Iron isotope fractionation during skarn-type metallogeny: A case study of Xinqiao Cu–S–Fe–Au deposit in the Middle–Lower Yangtze valley

Fe isotope compositions of mineral separates and bulk samples from Xinqiao Cu–S–Fe–Au skarn type deposit were investigated. An overall variation in δ57Fe values from − 1.22‰ to + 0.73‰ has been observed, which shows some regularity. The δ57Fe values of endoskarn and the earliest formed Fe-mineral phase magnetite are ca.1.2‰ and ca. 0.3‰ lower, respectively, relative to the quartz–monzodiorite stock, indicating that fluid exsolved from the stock is enriched in light Fe isotopes. Moreover, spatial and temporal variations in δ57Fe values are observed, which suggest iron isotope fractionation during fluid evolution. Precipitation of Fe-bearing minerals results in the Fe isotope composition of residual fluids evolving with time.
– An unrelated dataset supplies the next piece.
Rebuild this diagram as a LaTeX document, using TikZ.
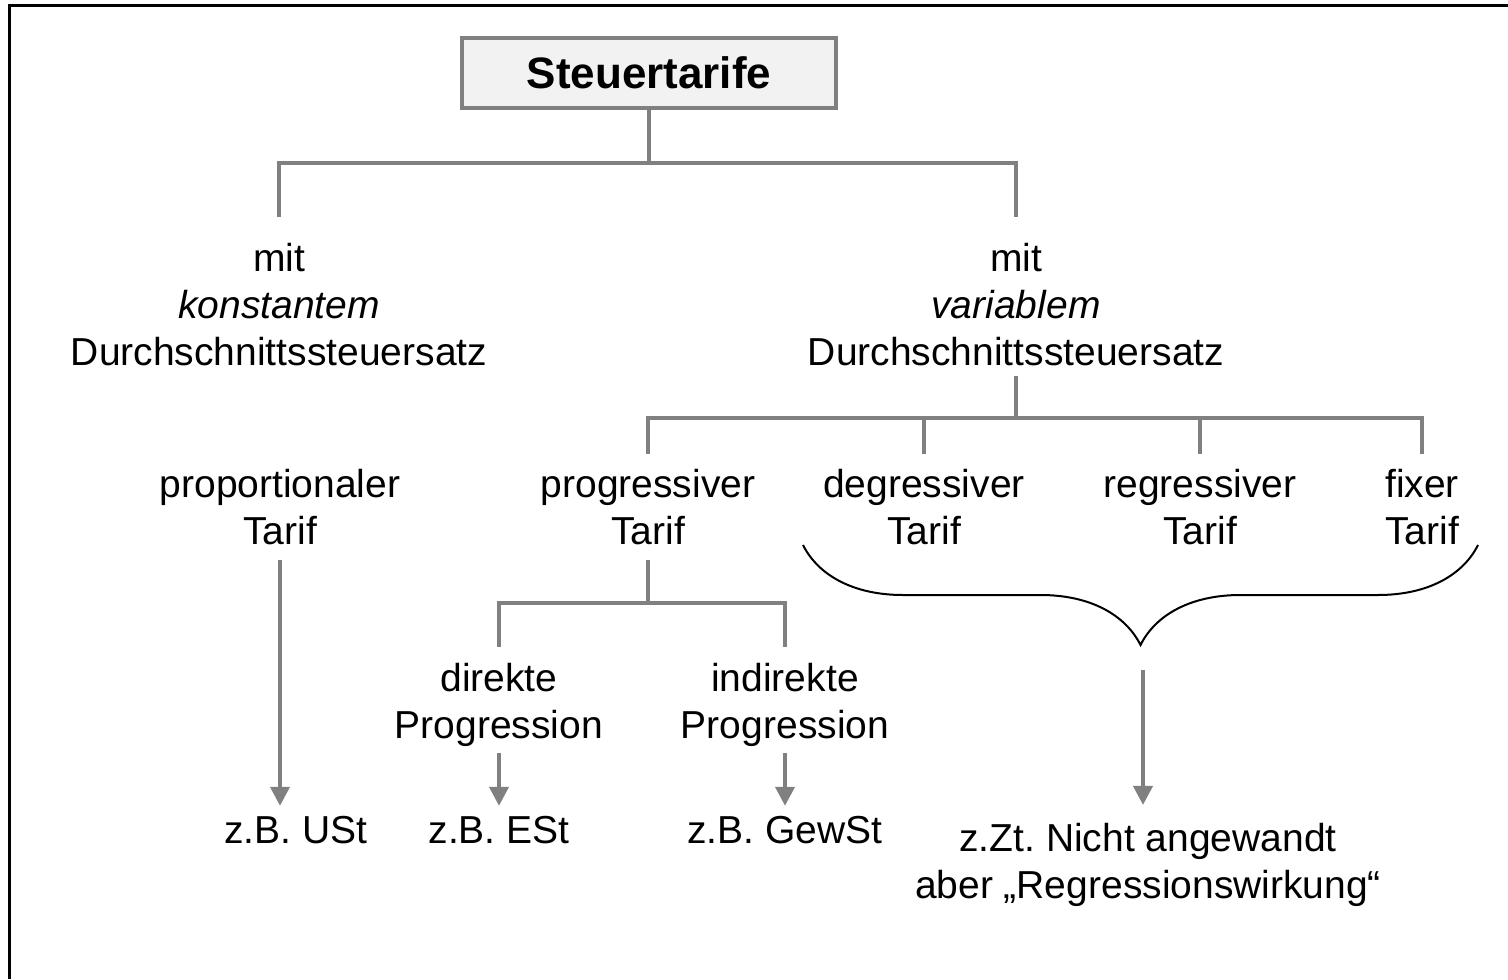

Precipitation of Fe (III) minerals incorporating heavy iron isotopes preferentially leaves the remaining fluid enriched in light isotopes, while precipitation of Fe (II) minerals preferentially taking-up light iron isotopes, and makes the Fe isotopic composition of the fluid progressively heavier. The regularity of Fe isotope variations occurred during fluid exsolution and evolution indicates that the dominant Fe source of Xinqiao deposit is magmatic. Overall, this study demonstrates that Fe isotope composition has great potential in unraveling ore-forming processes, as well as constraining the metal sources of ore deposits.

Research Highlights
► δ57Fe values of Xinqiao skarn-type ore deposit varies from −1.22‰ to +0.73‰.
► Spatial and temporal variations in δ57Fe values have been observed.
► Fe isotopes fractionate during fluid exsolution and fluid enriches in light isotope.
► Fe isotope composition of the fluid evolves during mineralization.
► Fe in Xinqiao deposit is mainly from igneous source as constrained by Fe isotopes.